Thanks for the advice - I was concerned that I had too many males but I won't cull any at the moment - strangely enough your words are spot on with the Toulouse - there is no outright leader at the moment, I have been spending quite some time today observing them and not one emerges as being a "leader" yet.

The Australian Spotted ducks sound fascinating, I had never heard of them before.... it would be interesting to see them get the better of the geese!

My ducks can escape the geese when they are being chased - usually they hide in the chicken coop and I have even found them in nesting boxes which are reached via a ladder!
Some geese do climb. I had a very nice pair of Pilgrims that I had isolated for the breeding season. They were never apart. After the goose had been brooding for about a week I saw the gander breeding a tufted Roman in another breeding pen. I hid in my house and watched He climbed that welded wire fence like a one armed man with the arm being his neck and bill, got to the top and just flopped and fell outside the pen went, to his pen and did the same thing to get back in. I netted his pen the same day but the damage had been done. goslings included tufted "normals"grey tuffted and some with no tuff at all. I sold them for eating.
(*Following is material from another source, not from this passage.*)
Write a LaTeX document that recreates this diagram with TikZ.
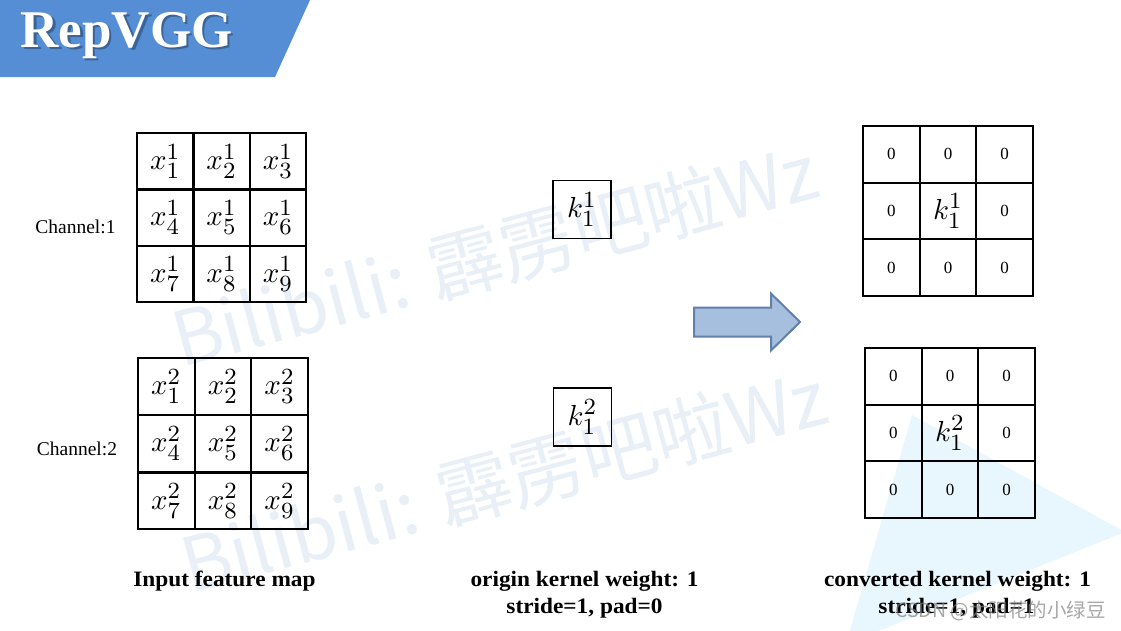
\documentclass[tikz,border=0pt]{standalone}
\usepackage{fontspec}
\setmainfont{Liberation Serif}
\newfontfamily\cjkfont{Noto Sans CJK SC}
\DeclareMathSizes{10}{10}{7.8}{6}
\newcommand{\cellmath}[1]{\scalebox{2.9}{$#1$}}
\definecolor{banner}{RGB}{85,142,213}
\definecolor{wmark}{RGB}{233,239,247}
\definecolor{tri}{RGB}{232,246,253}
\definecolor{arrowfill}{RGB}{167,191,222}
\definecolor{arrowline}{RGB}{98,128,172}
\tikzset{
  cell/.style={draw=black, line width=1.8pt, minimum size=56.67pt, inner sep=0pt, font=\fontsize{10}{10}\selectfont},
  zcell/.style={cell, font=\fontsize{17}{17}\selectfont},
  kbox/.style={draw=black, line width=1.8pt, minimum size=58pt, inner sep=0pt, font=\fontsize{10}{10}\selectfont},
  lbl/.style={anchor=base, inner sep=0pt, font=\fontsize{22}{22}\selectfont\bfseries},
  chan/.style={anchor=base, inner sep=0pt, font=\fontsize{19.5}{19.5}\selectfont},
  wm/.style={anchor=base west, inner sep=0pt, rotate=15, text=wmark, font=\cjkfont\fontsize{75}{75}\selectfont}
}
\begin{document}
\begin{tikzpicture}[x=1pt,y=-1pt]
\useasboundingbox (0,0) rectangle (1121,630);
% background decorations
\fill[tri] (912,415) -- (1125,532) -- (846,644) -- cycle;
\node[wm] (wm1) at (181,368) {Bilibili: 霹雳吧啦Wz};
\node[wm] (wm2) at (190,594) {Bilibili: 霹雳吧啦Wz};
% title banner
\fill[banner] (0,0) -- (310,0) -- (275,77) -- (0,77) -- cycle;
\node[anchor=base west, inner sep=0pt, text=black, opacity=0.3, font=\fontsize{53}{53}\selectfont\bfseries] (titleshadow) at (23,49.5) {RepVGG};
\node[anchor=base west, inner sep=0pt, text=white, font=\fontsize{53}{53}\selectfont\bfseries] (title) at (20.5,47) {RepVGG};
% input feature maps
\foreach \r in {0,1,2}{\foreach \c in {0,1,2}{
  \pgfmathtruncatemacro\idx{3*\r+\c+1}
  \node[cell] (a\idx) at ({137+28.33+56.33*\c},{133+28.33+56.33*\r}) {\cellmath{x_{\idx}^{1}}};
  \node[cell] (b\idx) at ({138+28.33+56.67*\c},{358+28.33+57.33*\r}) {\cellmath{x_{\idx}^{2}}};
}}
\node[chan] (ch1) at (75.5,233) {Channel:1};
\node[chan] (ch2) at (77,455) {Channel:2};
% origin kernels
\node[kbox] (k1) at (582,209.5) {\cellmath{k_1^1}};
\node[kbox] (k2) at (582.5,417) {\cellmath{k_1^2}};
% block arrow
\draw[arrowline, fill=arrowfill, line width=2pt, line join=miter]
  (694,307.5) -- (771,307.5) -- (771,293.5) -- (800,322) -- (771,350.5) -- (771,336.5) -- (694,336.5) -- cycle;
% converted kernels
\foreach \r in {0,1,2}{\foreach \c in {0,1,2}{
  \pgfmathtruncatemacro\idx{3*\r+\c+1}
  \node[zcell] (c\idx) at ({863+28.33+56.67*\c},{126+28.33+56.67*\r}) {\ifnum\idx=5 {\fontsize{10}{10}\selectfont\cellmath{k_1^1}}\else 0\fi};
  \node[zcell] (d\idx) at ({865+28.33+56.67*\c},{348+28.33+56.67*\r}) {\ifnum\idx=5 {\fontsize{10}{10}\selectfont\cellmath{k_1^2}}\else 0\fi};
}}
% captions
\node[lbl] (cap1) at (224.5,586) {\scalebox{1.06}[1]{Input feature map}};
\node[lbl] (cap2) at (584.5,586) {\scalebox{1.06}[1]{origin kernel weight: 1}};
\node[lbl] (cap2b) at (584.5,613) {\scalebox{1.06}[1]{stride=1, pad=0}};
\node[lbl] (cap3) at (957.5,586) {\scalebox{1.06}[1]{converted kernel weight: 1}};
\node[lbl] (cap3b) at (956.5,613) {\scalebox{1.06}[1]{stride=1, pad=1}};
% CSDN watermark
\node[anchor=base west, inner sep=0pt, text=gray, opacity=0.7, font=\cjkfont\fontsize{19.5}{19.5}\selectfont] (csdn) at (895,617) {CSDN @太阳花的小绿豆};
\end{tikzpicture}
\end{document}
That is amazing about the gander climbing.... I am learning a lot about geese that I would never have thought possible!

Still no outright leader is emerging between the Toulouse, the Embden gander is looking better despite his beating although he shakes his head frequently, he did get a nasty cut near one of his eyes which is healing nicely but I am watching him closely, he appears to have vision in the eye but this action of shaking his head is of concern - if he doesn't improve in a few days I may have to consider his demise - hopefully not...!
I have seen one eyed geese, they have such wide vision that you notice they tend to turn their head to the side to move amd they lack depth views. You do have water in a container that he can dip his whole head into? If not try that.